## begin

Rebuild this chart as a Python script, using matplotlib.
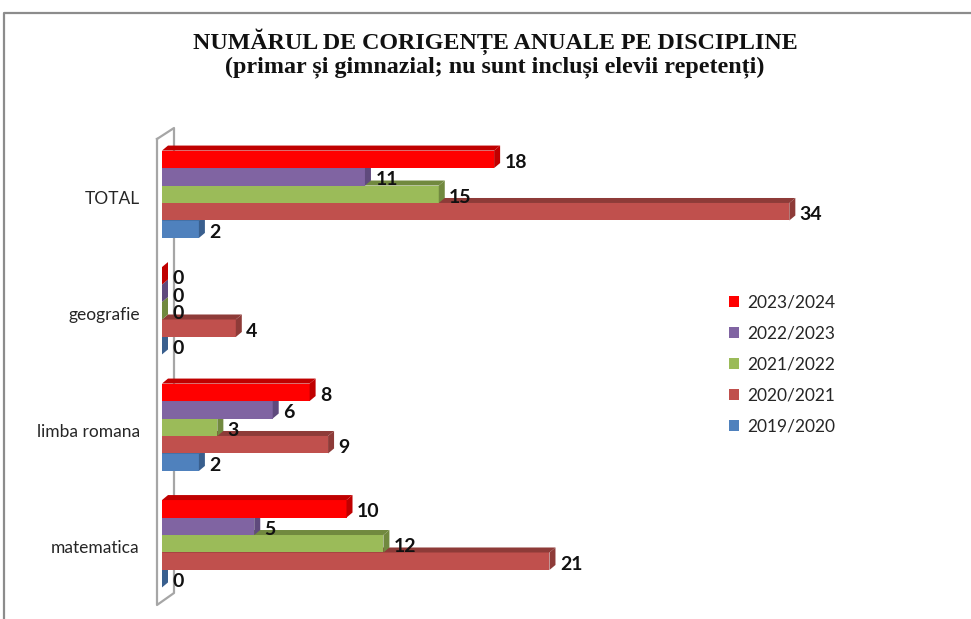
import matplotlib
matplotlib.use("Agg")
import matplotlib.pyplot as plt
from matplotlib.patches import Patch, Polygon
from matplotlib.lines import Line2D
from matplotlib.transforms import ScaledTranslation

# data (categories listed top to bottom, series in legend order)
categories = ["TOTAL", "geografie", "limba romana", "matematica"]
series_names = ["2023/2024", "2022/2023", "2021/2022", "2020/2021", "2019/2020"]
v_2023_2024 = [18, 0, 8, 10]
v_2022_2023 = [11, 0, 6, 5]
v_2021_2022 = [15, 0, 3, 12]
v_2020_2021 = [34, 4, 9, 21]
v_2019_2020 = [2, 0, 2, 0]
series_values = [v_2023_2024, v_2022_2023, v_2021_2022, v_2020_2021, v_2019_2020]

front_colors = ["#FF0000", "#8064A2", "#9BBB59", "#C0504D", "#4F81BD"]
dark_colors = ["#C00000", "#5F4A7D", "#71893F", "#8E3B38", "#395F8E"]

W, H = 971, 619
fig = plt.figure(figsize=(W / 100, H / 100), dpi=100)
fig.patch.set_facecolor("white")

def fx(x):
    return x / W

def fy(y):
    return 1 - y / H

# plot area (x=0 at 162px, category pitch ~116.7px)
ax = fig.add_axes([fx(162), fy(602), fx(960 - 162), (602 - 136) / H])
ax.set_xlim(0, 43.25)
ax.set_ylim(-0.5, 3.5)
ax.patch.set_visible(False)
for s in ax.spines.values():
    s.set_visible(False)

xu = (960 - 162) / 43.25          # px per x unit
yu = (602 - 136) / 4.0            # px per y unit
dx, dy = 6 / xu, 5 / yu           # 3d depth of the bars
bar_h = 0.15
offsets = [0.3, 0.15, 0.0, -0.15, -0.3]
ypos = [len(categories) - 1 - i for i in range(len(categories))]

# thin 3d wall at the left
wall_x = [157, 157, 174, 174, 157]
wall_y = [139, 605, 593, 128, 139]
ax.plot([fx(x) for x in wall_x], [fy(y) for y in wall_y], transform=fig.transFigure,
        color="#A6A6A6", lw=1.6, clip_on=False, zorder=1)

# draw bottom series first so the upper bars hide the top faces below them
for k in reversed(range(len(series_names))):
    z = 3 + (len(series_names) - k) * 3
    for yc, v in zip(ypos, series_values[k]):
        y = yc + offsets[k]
        yb, yt = y - bar_h / 2, y + bar_h / 2
        if v > 0:
            ax.barh(y, v, height=bar_h, color=front_colors[k], edgecolor="none", zorder=z)
            ax.add_patch(Polygon([(0, yt), (v, yt), (v + dx, yt + dy), (dx, yt + dy)],
                                 closed=True, fc=dark_colors[k], ec="none", zorder=z))
        ax.add_patch(Polygon([(v, yb), (v, yt), (v + dx, yt + dy), (v + dx, yb + dy)],
                             closed=True, fc=dark_colors[k], ec="none", zorder=z + 1))
        ax.annotate(str(v), (v, y), xytext=(7.5, -2.3), textcoords="offset points",
                    ha="left", va="center", fontsize=14, fontweight="bold",
                    family="Lato", color="#111111", zorder=40)

ax.set_xticks([])
ax.set_yticks(ypos)
ax.set_yticklabels(categories, family="Lato", fontsize=12.5, color="#262626")
ax.tick_params(axis="y", length=0, pad=16)
for lbl in ax.get_yticklabels():
    lbl.set_transform(lbl.get_transform() + ScaledTranslation(0, -0.03, fig.dpi_scale_trans))

# legend
handles = [Patch(facecolor=c, edgecolor="none") for c in front_colors]
fig.legend(handles, series_names, loc="upper left", bbox_to_anchor=(fx(729), fy(295)),
           frameon=False, prop={"family": "Lato", "size": 12.5}, handlelength=0.6,
           handleheight=0.6, handletextpad=0.45, labelspacing=0.86,
           borderpad=0, borderaxespad=0, labelcolor="#262626")

# title
fig.text(fx(495), fy(42), "NUMĂRUL DE CORIGENȚE ANUALE PE DISCIPLINE", ha="center", va="center",
         family="Liberation Serif", fontweight="bold", fontsize=17.3, color="#111111")
fig.text(fx(495), fy(67), "(primar și gimnazial; nu sunt incluși elevii repetenți)", ha="center",
         va="center", family="Liberation Serif", fontweight="bold", fontsize=17.3, color="#111111")

# outer frame (top and left edges visible)
fig.add_artist(Line2D([fx(4), fx(4), 1], [0, fy(13), fy(13)], color="#8C8C8C", lw=1.6))

fig.savefig("out.png", dpi=100)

## end

Stated exercise:
Your task is to repeat the data above exactly while excluding the pictures.

Response:
Rebuild this chart as a Python script, using matplotlib.
import matplotlib
matplotlib.use("Agg")
import matplotlib.pyplot as plt
from matplotlib.patches import Patch, Polygon
from matplotlib.lines import Line2D
from matplotlib.transforms import ScaledTranslation

# data (categories listed top to bottom, series in legend order)
categories = ["TOTAL", "geografie", "limba romana", "matematica"]
series_names = ["2023/2024", "2022/2023", "2021/2022", "2020/2021", "2019/2020"]
v_2023_2024 = [18, 0, 8, 10]
v_2022_2023 = [11, 0, 6, 5]
v_2021_2022 = [15, 0, 3, 12]
v_2020_2021 = [34, 4, 9, 21]
v_2019_2020 = [2, 0, 2, 0]
series_values = [v_2023_2024, v_2022_2023, v_2021_2022, v_2020_2021, v_2019_2020]

front_colors = ["#FF0000", "#8064A2", "#9BBB59", "#C0504D", "#4F81BD"]
dark_colors = ["#C00000", "#5F4A7D", "#71893F", "#8E3B38", "#395F8E"]

W, H = 971, 619
fig = plt.figure(figsize=(W / 100, H / 100), dpi=100)
fig.patch.set_facecolor("white")

def fx(x):
    return x / W

def fy(y):
    return 1 - y / H

# plot area (x=0 at 162px, category pitch ~116.7px)
ax = fig.add_axes([fx(162), fy(602), fx(960 - 162), (602 - 136) / H])
ax.set_xlim(0, 43.25)
ax.set_ylim(-0.5, 3.5)
ax.patch.set_visible(False)
for s in ax.spines.values():
    s.set_visible(False)

xu = (960 - 162) / 43.25          # px per x unit
yu = (602 - 136) / 4.0            # px per y unit
dx, dy = 6 / xu, 5 / yu           # 3d depth of the bars
bar_h = 0.15
offsets = [0.3, 0.15, 0.0, -0.15, -0.3]
ypos = [len(categories) - 1 - i for i in range(len(categories))]

# thin 3d wall at the left
wall_x = [157, 157, 174, 174, 157]
wall_y = [139, 605, 593, 128, 139]
ax.plot([fx(x) for x in wall_x], [fy(y) for y in wall_y], transform=fig.transFigure,
        color="#A6A6A6", lw=1.6, clip_on=False, zorder=1)

# draw bottom series first so the upper bars hide the top faces below them
for k in reversed(range(len(series_names))):
    z = 3 + (len(series_names) - k) * 3
    for yc, v in zip(ypos, series_values[k]):
        y = yc + offsets[k]
        yb, yt = y - bar_h / 2, y + bar_h / 2
        if v > 0:
            ax.barh(y, v, height=bar_h, color=front_colors[k], edgecolor="none", zorder=z)
            ax.add_patch(Polygon([(0, yt), (v, yt), (v + dx, yt + dy), (dx, yt + dy)],
                                 closed=True, fc=dark_colors[k], ec="none", zorder=z))
        ax.add_patch(Polygon([(v, yb), (v, yt), (v + dx, yt + dy), (v + dx, yb + dy)],
                             closed=True, fc=dark_colors[k], ec="none", zorder=z + 1))
        ax.annotate(str(v), (v, y), xytext=(7.5, -2.3), textcoords="offset points",
                    ha="left", va="center", fontsize=14, fontweight="bold",
                    family="Lato", color="#111111", zorder=40)

ax.set_xticks([])
ax.set_yticks(ypos)
ax.set_yticklabels(categories, family="Lato", fontsize=12.5, color="#262626")
ax.tick_params(axis="y", length=0, pad=16)
for lbl in ax.get_yticklabels():
    lbl.set_transform(lbl.get_transform() + ScaledTranslation(0, -0.03, fig.dpi_scale_trans))

# legend
handles = [Patch(facecolor=c, edgecolor="none") for c in front_colors]
fig.legend(handles, series_names, loc="upper left", bbox_to_anchor=(fx(729), fy(295)),
           frameon=False, prop={"family": "Lato", "size": 12.5}, handlelength=0.6,
           handleheight=0.6, handletextpad=0.45, labelspacing=0.86,
           borderpad=0, borderaxespad=0, labelcolor="#262626")

# title
fig.text(fx(495), fy(42), "NUMĂRUL DE CORIGENȚE ANUALE PE DISCIPLINE", ha="center", va="center",
         family="Liberation Serif", fontweight="bold", fontsize=17.3, color="#111111")
fig.text(fx(495), fy(67), "(primar și gimnazial; nu sunt incluși elevii repetenți)", ha="center",
         va="center", family="Liberation Serif", fontweight="bold", fontsize=17.3, color="#111111")

# outer frame (top and left edges visible)
fig.add_artist(Line2D([fx(4), fx(4), 1], [0, fy(13), fy(13)], color="#8C8C8C", lw=1.6))

fig.savefig("out.png", dpi=100)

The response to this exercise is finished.